How To Embrace Professional Decline - 3 minutes read


How To Embrace Professional Decline

In most fields, professional decline starts earlier than almost anymore thinks. Research by Dean Keith Simonton, professor emeritus of psychology at UC Davis, shows that success and productivity increase for the first 20 years after the inception of a career. Therefore, if your career kicks off at age 30, you will reach your pinnacle around 50 and go into decline soon after that.

Is it inevitable that the result of this is a loss of happiness?  Garnering your sense of self-worth from your professional successes certainly seems an increasingly precarious road to tread as we age; with professional decline comes the potential for a terrifying loss of identity.  However, in this essay for The Atlantic, social scientist Arthur C Brooks finds that this does not have to be the case. In a four-year quest, he found how to turn his potential deterioration from a matter of dread into an opportunity for progress.

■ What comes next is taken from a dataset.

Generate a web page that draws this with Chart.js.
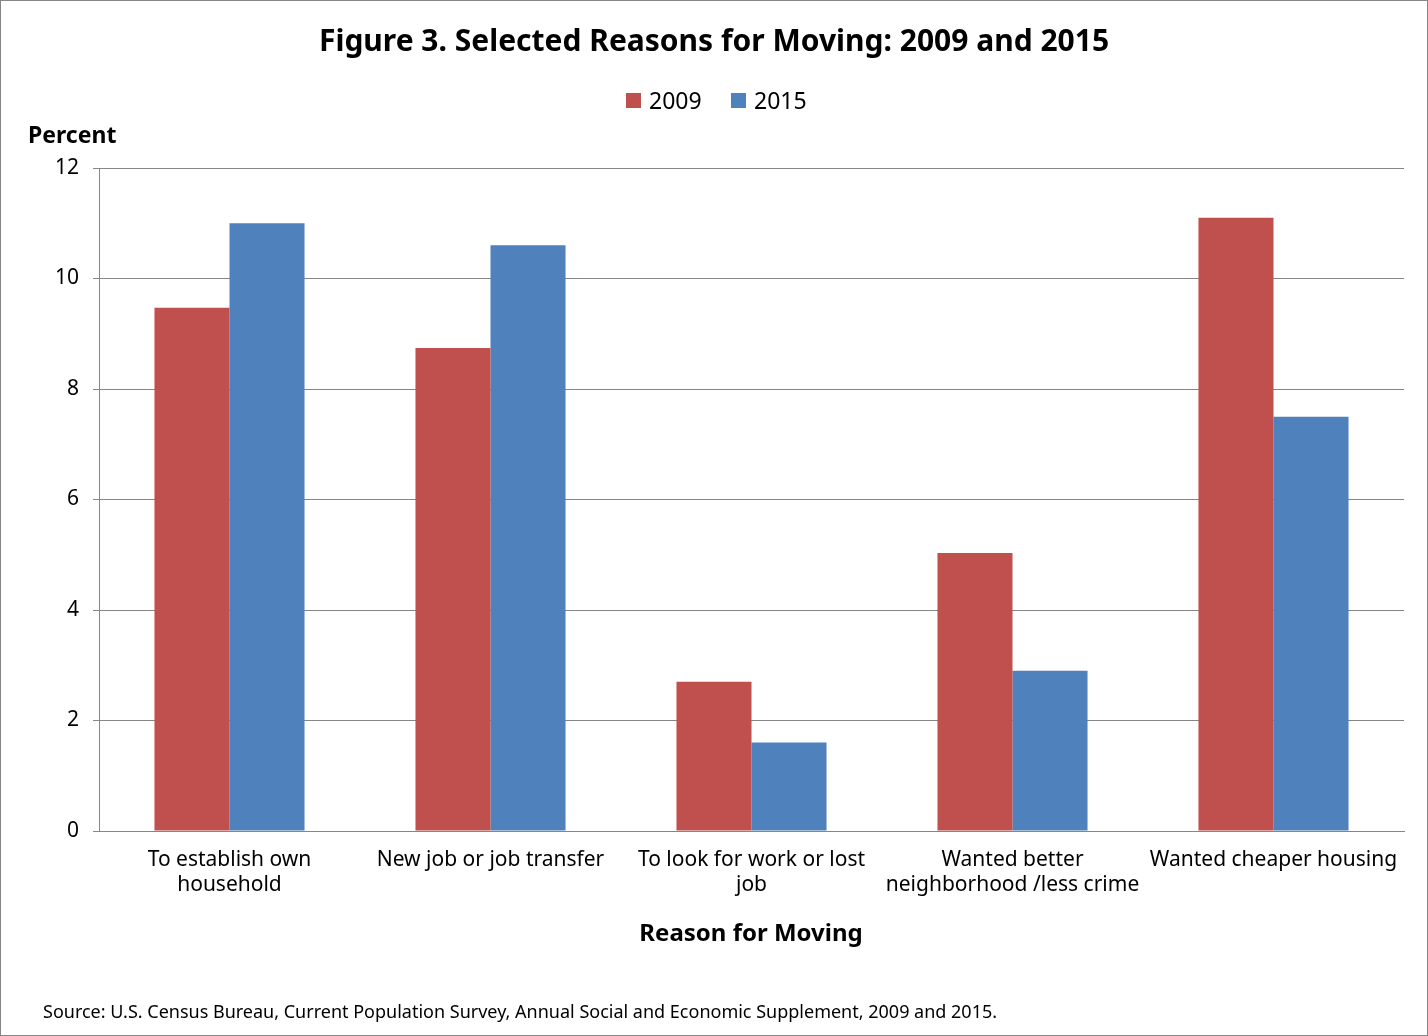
<!DOCTYPE html>
<html>
<head>
<meta charset="utf-8">
<script src="https://cdn.jsdelivr.net/npm/chart.js@4.4.0/dist/chart.umd.min.js"></script>
<style>
  html, body { margin: 0; padding: 0; background: #fff; }
  #wrap { width: 1428px; height: 1036px; position: relative; }
</style>
</head>
<body>
<div id="wrap"><canvas id="myChart" width="1428" height="1036"></canvas></div>
<script>
  const categories = [
    ["To establish own", "household"],
    ["New job or job transfer"],
    ["To look for work or lost", "job"],
    ["Wanted better", "neighborhood /less crime"],
    ["Wanted cheaper housing"]
  ];
  const values2009 = [9.47, 8.74, 2.7, 5.03, 11.1];
  const values2015 = [11.0, 10.6, 1.6, 2.9, 7.5];
  const yTicks = [0, 2, 4, 6, 8, 10, 12];

  const FONT = "'Noto Sans', 'Open Sans', sans-serif";

  // Titles, legend, footnote and frame drawn by hand
  const decorations = {
    id: "decorations",
    afterDraw(chart) {
      const ctx = chart.ctx;
      ctx.save();
      ctx.fillStyle = "#000";
      ctx.textBaseline = "middle";

      ctx.font = "bold 30px " + FONT;
      ctx.textAlign = "center";
      ctx.fillText("Figure 3. Selected Reasons for Moving: 2009 and 2015", 714, 42);

      // legend
      ctx.font = "23px " + FONT;
      ctx.textAlign = "left";
      ctx.fillStyle = "#C0504D";
      ctx.fillRect(626, 93, 15, 15);
      ctx.fillStyle = "#000";
      ctx.fillText("2009", 649, 102);
      ctx.fillStyle = "#4F81BD";
      ctx.fillRect(731, 93, 15, 15);
      ctx.fillStyle = "#000";
      ctx.fillText("2015", 754, 102);

      ctx.font = "bold 23px " + FONT;
      ctx.fillText("Percent", 28, 136);
      ctx.textAlign = "center";
      ctx.font = "bold 24px " + FONT;
      ctx.fillText("Reason for Moving", 751, 934);

      ctx.textAlign = "left";
      ctx.font = "18px " + FONT;
      ctx.fillText("Source: U.S. Census Bureau, Current Population Survey, Annual Social and Economic Supplement, 2009 and 2015.", 43, 1013);

      ctx.strokeStyle = "#868686";
      ctx.lineWidth = 1;
      ctx.strokeRect(0.5, 0.5, 1427, 1035);
      ctx.restore();
    }
  };

  const config = {
    type: "bar",
    data: {
      labels: categories,
      datasets: [
        { label: "2009", data: values2009, backgroundColor: "#C0504D" },
        { label: "2015", data: values2015, backgroundColor: "#4F81BD" }
      ]
    },
    options: {
      responsive: false,
      animation: false,
      layout: { padding: { top: 168, right: 24, left: 0, bottom: 0 } },
      datasets: { bar: { barPercentage: 1, categoryPercentage: 0.575 } },
      plugins: { legend: { display: false }, title: { display: false }, tooltip: { enabled: false } },
      scales: {
        x: {
          afterFit: (s) => { s.height = 205; },
          grid: { display: false },
          border: { color: "#868686" },
          ticks: { color: "#000", font: { size: 21, family: FONT }, maxRotation: 0, padding: 8 }
        },
        y: {
          min: 0, max: 12,
          afterFit: (s) => { s.width = 99; },
          afterBuildTicks: (s) => { s.ticks = yTicks.map(v => ({ value: v })); },
          grid: { color: "#868686", drawTicks: true, tickLength: 6 },
          border: { color: "#868686" },
          ticks: { color: "#000", font: { size: 21, family: FONT }, padding: 14 }
        }
      }
    },
    plugins: [decorations]
  };

  const myChart = new Chart(document.getElementById("myChart"), config);
</script>
</body>
</html>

What’s the difference between Bach and Darwin? Both were preternaturally gifted and widely known early in life. Both attained permanent fame posthumously. Where they differed was in their approach to the midlife fade. When Darwin fell behind as an innovator, he became despondent and depressed; his life ended in sad inactivity. When Bach fell behind, he reinvented himself as a master instructor. He died beloved, fulfilled, and—though less famous than he once had been—respected. The lesson for you and me, especially after 50: Be Johann Sebastian Bach, not Charles Darwin. A potential answer lies in the work of the British psychologist Raymond Cattell, who in the early 1940s introduced the concepts of fluid and crystallized intelligence. Cattell defined fluid intelligence as the ability to reason, analyze, and solve novel problems—what we commonly think of as raw intellectual horsepower. Innovators typically have an abundance of fluid intelligence. It is highest relatively early in adulthood and diminishes starting in one’s 30s and 40s. This is why tech entrepreneurs, for instance, do so well so early, and why older people have a much harder time innovating. Crystallized intelligence, in contrast, is the ability to use knowledge gained in the past. Think of it as possessing a vast library and understanding how to use it. It is the essence of wisdom. Because crystallized intelligence relies on an accumulating stock of knowledge, it tends to increase through one’s 40s, and does not diminish until very late in life.